The present invention refers to a device for the supply of a liquid fuel to a burner member according to the preamble of claim 1.
Such fuel supply devices are known, for instance for the combustion of oil in a combustion chamber of a gas turbine device. According to conventional technique, a pump is thereby utilized, which operates at a constant speed and at a relatively high pressure dimensioned for the maximum effect of the gas turbine device. The control for adjusting the fuel quantity supplied to the combustion chamber is performed by means of a controllable throttle valve and a by-pass conduit returning surplus fuel to a drainage vessel or the like. In order to maintain the accuracy, the flow quantity supplied or the position of the throttle valve is measured, wherein the measured value is fed back.
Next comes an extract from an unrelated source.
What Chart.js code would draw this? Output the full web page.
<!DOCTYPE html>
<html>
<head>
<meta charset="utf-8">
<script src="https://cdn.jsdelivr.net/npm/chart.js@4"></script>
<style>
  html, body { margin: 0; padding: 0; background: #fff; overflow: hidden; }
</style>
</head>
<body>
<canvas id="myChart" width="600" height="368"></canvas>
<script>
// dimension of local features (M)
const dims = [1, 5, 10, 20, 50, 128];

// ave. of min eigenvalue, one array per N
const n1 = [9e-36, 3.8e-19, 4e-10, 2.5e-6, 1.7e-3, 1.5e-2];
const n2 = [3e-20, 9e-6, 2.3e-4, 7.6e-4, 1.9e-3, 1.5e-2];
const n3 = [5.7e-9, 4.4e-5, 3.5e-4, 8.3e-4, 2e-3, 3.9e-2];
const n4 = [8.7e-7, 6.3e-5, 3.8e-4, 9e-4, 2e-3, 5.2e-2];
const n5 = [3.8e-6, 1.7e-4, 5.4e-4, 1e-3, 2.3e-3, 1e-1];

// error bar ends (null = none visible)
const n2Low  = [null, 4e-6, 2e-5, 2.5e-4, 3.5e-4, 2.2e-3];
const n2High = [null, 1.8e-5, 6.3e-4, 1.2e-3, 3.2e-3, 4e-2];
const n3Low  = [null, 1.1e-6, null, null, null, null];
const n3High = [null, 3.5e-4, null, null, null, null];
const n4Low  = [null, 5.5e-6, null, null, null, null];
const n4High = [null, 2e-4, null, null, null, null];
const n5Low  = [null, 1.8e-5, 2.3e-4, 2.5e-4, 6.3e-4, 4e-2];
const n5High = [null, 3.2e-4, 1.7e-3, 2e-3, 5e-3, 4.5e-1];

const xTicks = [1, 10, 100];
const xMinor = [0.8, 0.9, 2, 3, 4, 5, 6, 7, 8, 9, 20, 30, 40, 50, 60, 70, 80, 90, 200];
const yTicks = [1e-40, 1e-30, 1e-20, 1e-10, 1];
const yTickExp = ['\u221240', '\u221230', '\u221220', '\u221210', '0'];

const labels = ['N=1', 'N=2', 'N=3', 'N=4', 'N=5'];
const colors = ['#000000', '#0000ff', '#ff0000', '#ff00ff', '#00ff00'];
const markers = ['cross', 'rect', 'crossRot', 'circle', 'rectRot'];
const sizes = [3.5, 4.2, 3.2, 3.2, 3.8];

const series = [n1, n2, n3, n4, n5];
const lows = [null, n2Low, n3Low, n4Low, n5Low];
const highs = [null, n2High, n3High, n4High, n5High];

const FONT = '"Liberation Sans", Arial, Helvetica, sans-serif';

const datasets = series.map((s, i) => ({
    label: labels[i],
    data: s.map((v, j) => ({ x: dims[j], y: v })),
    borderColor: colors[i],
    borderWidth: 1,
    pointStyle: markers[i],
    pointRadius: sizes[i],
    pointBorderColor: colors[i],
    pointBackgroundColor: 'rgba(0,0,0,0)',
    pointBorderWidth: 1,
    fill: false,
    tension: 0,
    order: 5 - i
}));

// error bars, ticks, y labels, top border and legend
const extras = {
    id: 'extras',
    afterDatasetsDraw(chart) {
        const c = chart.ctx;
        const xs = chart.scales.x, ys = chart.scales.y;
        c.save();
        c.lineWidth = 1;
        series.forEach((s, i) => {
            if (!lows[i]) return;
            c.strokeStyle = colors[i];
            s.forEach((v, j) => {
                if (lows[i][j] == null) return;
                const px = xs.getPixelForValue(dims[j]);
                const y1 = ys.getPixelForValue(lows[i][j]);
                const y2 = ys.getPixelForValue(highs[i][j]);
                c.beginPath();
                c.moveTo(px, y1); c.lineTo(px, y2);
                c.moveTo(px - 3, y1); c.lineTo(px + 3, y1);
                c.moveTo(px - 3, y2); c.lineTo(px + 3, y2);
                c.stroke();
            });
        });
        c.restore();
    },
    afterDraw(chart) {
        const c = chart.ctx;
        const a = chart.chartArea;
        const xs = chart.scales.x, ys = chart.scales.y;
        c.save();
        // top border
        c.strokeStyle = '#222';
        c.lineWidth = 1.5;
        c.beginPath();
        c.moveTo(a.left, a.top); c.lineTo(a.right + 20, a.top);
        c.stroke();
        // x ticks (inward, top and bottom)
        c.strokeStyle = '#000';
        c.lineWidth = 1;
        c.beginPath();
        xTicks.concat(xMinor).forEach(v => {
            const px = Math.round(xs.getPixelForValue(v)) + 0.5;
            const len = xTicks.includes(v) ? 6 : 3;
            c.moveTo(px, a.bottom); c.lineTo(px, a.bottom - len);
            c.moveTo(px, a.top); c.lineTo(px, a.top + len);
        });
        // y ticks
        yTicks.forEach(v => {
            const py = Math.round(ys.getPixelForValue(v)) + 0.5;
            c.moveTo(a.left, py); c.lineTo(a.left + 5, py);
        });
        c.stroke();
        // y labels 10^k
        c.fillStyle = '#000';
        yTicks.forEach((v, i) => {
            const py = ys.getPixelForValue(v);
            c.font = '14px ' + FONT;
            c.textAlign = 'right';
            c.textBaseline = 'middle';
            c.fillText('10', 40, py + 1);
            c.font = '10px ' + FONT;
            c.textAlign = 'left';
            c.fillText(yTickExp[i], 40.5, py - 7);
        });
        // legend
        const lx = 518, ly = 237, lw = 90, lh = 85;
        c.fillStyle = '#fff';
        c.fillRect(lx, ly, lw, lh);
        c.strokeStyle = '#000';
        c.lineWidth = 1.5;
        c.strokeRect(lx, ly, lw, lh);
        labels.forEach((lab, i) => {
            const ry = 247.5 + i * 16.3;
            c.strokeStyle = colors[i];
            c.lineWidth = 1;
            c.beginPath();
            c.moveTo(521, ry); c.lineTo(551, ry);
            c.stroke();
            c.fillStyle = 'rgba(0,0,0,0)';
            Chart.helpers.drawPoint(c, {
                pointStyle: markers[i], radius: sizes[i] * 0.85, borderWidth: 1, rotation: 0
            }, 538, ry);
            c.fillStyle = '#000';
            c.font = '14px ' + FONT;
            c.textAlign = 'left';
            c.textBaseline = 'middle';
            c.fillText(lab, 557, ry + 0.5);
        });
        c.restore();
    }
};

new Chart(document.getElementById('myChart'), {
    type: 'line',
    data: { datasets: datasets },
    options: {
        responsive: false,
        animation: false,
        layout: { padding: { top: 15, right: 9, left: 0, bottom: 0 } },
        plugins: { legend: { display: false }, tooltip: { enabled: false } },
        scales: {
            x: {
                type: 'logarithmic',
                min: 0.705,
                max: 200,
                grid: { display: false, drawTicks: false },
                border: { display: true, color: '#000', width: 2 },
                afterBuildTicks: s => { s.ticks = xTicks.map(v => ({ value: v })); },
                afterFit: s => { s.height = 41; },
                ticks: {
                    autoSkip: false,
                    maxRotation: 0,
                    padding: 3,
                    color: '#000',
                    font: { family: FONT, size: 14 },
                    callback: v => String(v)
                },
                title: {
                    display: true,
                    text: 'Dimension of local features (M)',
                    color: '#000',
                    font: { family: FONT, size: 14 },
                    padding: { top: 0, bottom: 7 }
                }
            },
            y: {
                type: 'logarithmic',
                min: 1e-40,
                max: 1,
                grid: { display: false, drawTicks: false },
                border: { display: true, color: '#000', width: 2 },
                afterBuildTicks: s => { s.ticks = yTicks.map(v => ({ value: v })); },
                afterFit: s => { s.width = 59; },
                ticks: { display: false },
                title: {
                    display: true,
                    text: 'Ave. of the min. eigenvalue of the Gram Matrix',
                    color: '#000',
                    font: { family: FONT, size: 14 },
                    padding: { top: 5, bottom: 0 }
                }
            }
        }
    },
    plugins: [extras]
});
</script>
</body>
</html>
However, such a throttling and recirculation of fuel results in a loss of the energy which has been utilized for increasing the pressure of the fuel in the fuel supply conduit. Since gas turbine devices normally operate at an effect which is lower than the maximum possible output effect, an unnecessary pump work will be performed during a not insignificant part of the operating time of the gas turbine device. In addition, the construction of such a supply device is rather complicated and expensive with a controllable throttle valve which normally is adjusted by means of an electro-hydraulic control system.
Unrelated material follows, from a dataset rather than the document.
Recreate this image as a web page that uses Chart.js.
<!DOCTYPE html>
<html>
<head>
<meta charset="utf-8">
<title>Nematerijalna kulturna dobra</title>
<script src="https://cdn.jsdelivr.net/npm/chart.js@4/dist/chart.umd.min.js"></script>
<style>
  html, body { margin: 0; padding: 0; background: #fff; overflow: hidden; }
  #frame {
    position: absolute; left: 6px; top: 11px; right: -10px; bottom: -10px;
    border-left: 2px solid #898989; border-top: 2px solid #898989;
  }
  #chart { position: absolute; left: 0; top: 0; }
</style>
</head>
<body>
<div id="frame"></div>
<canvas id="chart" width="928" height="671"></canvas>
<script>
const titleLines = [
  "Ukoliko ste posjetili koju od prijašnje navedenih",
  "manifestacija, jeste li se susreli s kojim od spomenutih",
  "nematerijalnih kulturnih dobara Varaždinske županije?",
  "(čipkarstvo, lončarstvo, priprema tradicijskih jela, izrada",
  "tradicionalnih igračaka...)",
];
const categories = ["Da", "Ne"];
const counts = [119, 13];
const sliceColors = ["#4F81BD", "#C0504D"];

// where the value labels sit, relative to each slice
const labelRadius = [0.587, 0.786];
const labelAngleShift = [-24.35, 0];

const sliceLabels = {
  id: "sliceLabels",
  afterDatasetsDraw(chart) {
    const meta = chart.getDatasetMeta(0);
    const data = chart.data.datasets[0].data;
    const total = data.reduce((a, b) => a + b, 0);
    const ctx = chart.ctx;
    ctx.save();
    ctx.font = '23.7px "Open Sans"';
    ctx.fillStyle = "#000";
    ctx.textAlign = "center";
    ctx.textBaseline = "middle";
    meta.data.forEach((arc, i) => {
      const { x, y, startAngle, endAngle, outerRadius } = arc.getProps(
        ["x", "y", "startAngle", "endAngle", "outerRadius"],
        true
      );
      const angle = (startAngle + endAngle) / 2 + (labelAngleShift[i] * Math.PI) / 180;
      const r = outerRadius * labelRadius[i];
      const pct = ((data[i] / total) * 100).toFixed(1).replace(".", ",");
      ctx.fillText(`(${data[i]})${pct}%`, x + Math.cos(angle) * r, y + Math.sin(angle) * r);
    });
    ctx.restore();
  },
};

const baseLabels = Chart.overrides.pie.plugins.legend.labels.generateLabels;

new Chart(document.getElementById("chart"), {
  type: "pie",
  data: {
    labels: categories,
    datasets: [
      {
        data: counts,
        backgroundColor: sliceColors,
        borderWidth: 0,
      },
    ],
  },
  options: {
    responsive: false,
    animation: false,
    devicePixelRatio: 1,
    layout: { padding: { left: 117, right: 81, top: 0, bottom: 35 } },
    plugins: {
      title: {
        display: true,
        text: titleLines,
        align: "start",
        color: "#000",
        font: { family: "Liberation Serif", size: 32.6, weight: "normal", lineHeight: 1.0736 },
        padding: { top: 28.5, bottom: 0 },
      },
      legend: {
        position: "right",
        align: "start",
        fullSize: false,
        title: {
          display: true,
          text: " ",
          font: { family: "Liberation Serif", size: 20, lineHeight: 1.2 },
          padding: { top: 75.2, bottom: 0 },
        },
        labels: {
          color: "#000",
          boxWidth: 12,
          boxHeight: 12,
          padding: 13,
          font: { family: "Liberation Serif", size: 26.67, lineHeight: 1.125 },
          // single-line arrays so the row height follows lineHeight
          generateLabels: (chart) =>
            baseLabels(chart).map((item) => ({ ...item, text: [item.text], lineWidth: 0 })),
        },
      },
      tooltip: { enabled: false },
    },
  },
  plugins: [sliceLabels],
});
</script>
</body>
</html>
The object of the present invention is to remedy the disadvantages mentioned above and provide a fuel supply device having a higher efficiency than fuel supply devices previously known.
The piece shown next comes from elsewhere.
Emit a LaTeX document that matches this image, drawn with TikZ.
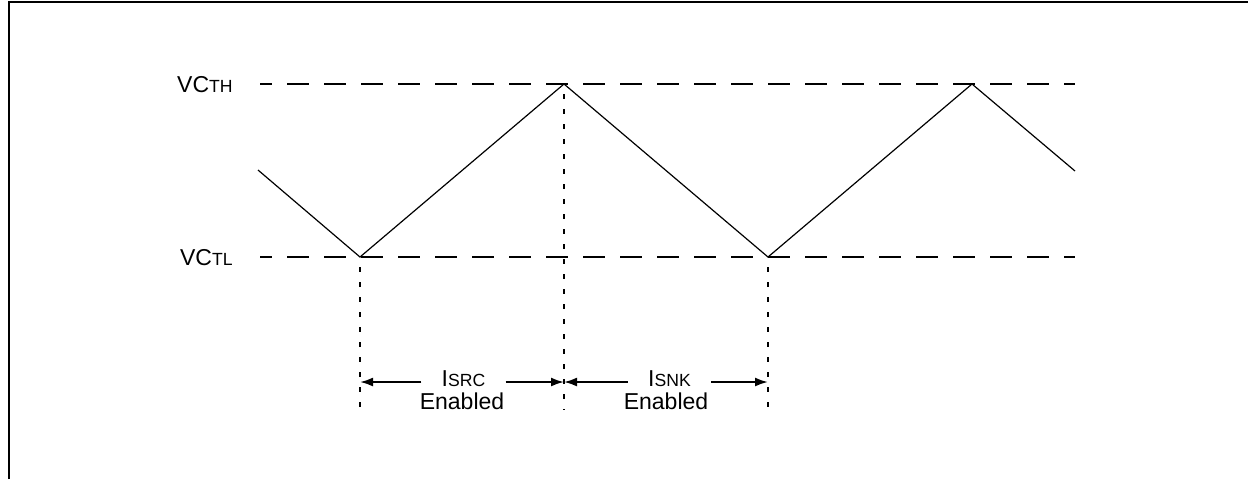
\documentclass[tikz,border=0pt]{standalone}
\usepackage{fontspec}
\setmainfont{Liberation Sans}
\usetikzlibrary{arrows.meta}
\newcommand{\tsub}[1]{{\fontsize{8.8}{9}\selectfont #1}}

\begin{document}
\begin{tikzpicture}[x=0.5pt,y=-0.5pt,
  every node/.style={font=\fontsize{11.5}{11.5}\selectfont, inner sep=0pt},
  level/.style={line width=1pt, dash pattern=on 11pt off 7.5pt, dash phase=5pt},
  marker/.style={line width=1pt, dash pattern=on 2.5pt off 5pt, dash phase=2.5pt},
  wave/.style={line width=0.6pt},
  span/.style={line width=1pt, -{Latex[length=6.5pt,width=4.5pt]}},
  spanlabel/.style={inner xsep=10pt}]
  \useasboundingbox (0,0) rectangle (1248,479);

  % Frame (only top and left edge visible)
  \draw[line width=1pt] (9,479) -- (9,2) -- (1248,2);

  % Waveform corners
  \coordinate (p0) at (258,170);
  \coordinate (p1) at (360,257);
  \coordinate (p2) at (564,84);
  \coordinate (p3) at (768,257);
  \coordinate (p4) at (972,84);
  \coordinate (p5) at (1075,171);
  \coordinate (bot) at (0,410);

  % Threshold levels
  \node[anchor=base east] (vcth) at (233,92) {VC\tsub{TH}};
  \node[anchor=base east] (vctl) at (233,265) {VC\tsub{TL}};
  \coordinate (th0) at (260,84);
  \coordinate (th1) at (1075,84);
  \coordinate (tl0) at (260,257);
  \coordinate (tl1) at (1075,257);
  \draw[level] (th0) -- (th1);
  \draw[level] (tl0) -- (tl1);

  % Triangle wave
  \draw[wave] (p0) -- (p1) -- (p2) -- (p3) -- (p4) -- (p5);

  % Markers
  \foreach \p in {p1,p2,p3}
    \draw[marker] (\p) -- (\p |- bot);

  % Current source / sink intervals
  \node[spanlabel] (isrc) at (463.5,378.5) {I\tsub{SRC}};
  \node (isrcen) at (462,401.5) {Enabled};
  \node[spanlabel] (isnk) at (669.5,378.5) {I\tsub{SNK}};
  \node (isnken) at (666,401.5) {Enabled};

  \draw[span] ([yshift=-1.75pt]isrc.west) -- ([yshift=-1.75pt]isrc.west -| p1);
  \draw[span] ([yshift=-1.75pt]isrc.east) -- ([yshift=-1.75pt]isrc.east -| p2);
  \draw[span] ([yshift=-1.75pt]isnk.west) -- ([yshift=-1.75pt]isnk.west -| p2);
  \draw[span] ([yshift=-1.75pt]isnk.east) -- ([yshift=-1.75pt]isnk.east -| p3);
\end{tikzpicture}
\end{document}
This object is obtained by the device initially defined, which is characterized in that said control means includes a pump driven by a motor and a control unit arranged to control the number of revolutions of said motor and thus of the pump. By controlling the number of revolutions of the motor and the pump in such a manner, the fuel supply may be controlled in a very easy and rapid manner. The number of revolutions of the motor and the pump may thus be adjusted to the pump effect required for feeding the fuel to the combustion chamber and consequently the motor will always operate at a number of revolutions which corresponds to the fuel quantity actually supplied to the combustion chamber. Furthermore, the device according to the invention provides possibilities to connect the control unit to the overall control system of the burner member of for instance a gas turbine device in an easy manner and in such a way adjust the number of revolutions of the motor to the fuel quantity required at a demanded load.
According to an embodiment of the invention, the pump includes a displacement pump. A displacement pump, for instance a piston pump, a screw pump or the like, normally has a defined relation between the number of revolutions of the pump and the flow through the pump, which enables the control of the fuel quantity supplied in an exact manner.
According to a further embodiment of the invention, the motor includes an alternating current motor. The number of revolutions of alternating current motors may be controlled in an easy manner by controlling the frequency of the motor voltage. Thereby, the motor includes an asynchronous motor and the control unit a frequency converter, advantageously a so-called static frequency converter, SFC. Such a control has a high accuracy and requires no measurement and/or feedback of the actual flow or number of revolutions of the motor.
According to a further embodiment of the invention, the control unit includes sensor members arranged to sense at least one motor parameter and an adjustment unit arranged to adjust the electric effect supplied to the motor in response to said sensed motor parameter. By means of such an adjustment unit, it is possible to provide an optimum model of the connected asynchronous motor and obtain a high control velocity, i.e. to control the number of revolutions of the motor and the pump in a very quick and accurate manner. Such a technique enables closing and acceleration of the fuel flow within 200-300 ms.
According to an advantageous application of the invention, the burner member is comprised by a gas turbine device. A calculating unit may thereby be arranged to calculate a desired fuel flow for each load condition of the gas turbine device and to calculate the desired number of revolutions of the motor for each flow, wherein the control unit is arranged to control the number of revolutions with regard to said calculations. The control may thus be based on solely the calculated value of the number of revolutions and no measurement of any parameter of the actual fuel flow is needed.
According to a further embodiment of the invention, a source is arranged to provide liquid fuel, wherein at least two fuel supply conduits extend from said source which each includes said control means. Advantageously, one of said fuel supply conduits may thereby be arranged to supply fuel to a pilot burner of said burner member and the other of said fuel supply conduits may be arranged to supply fuel to a main burner of said burner member.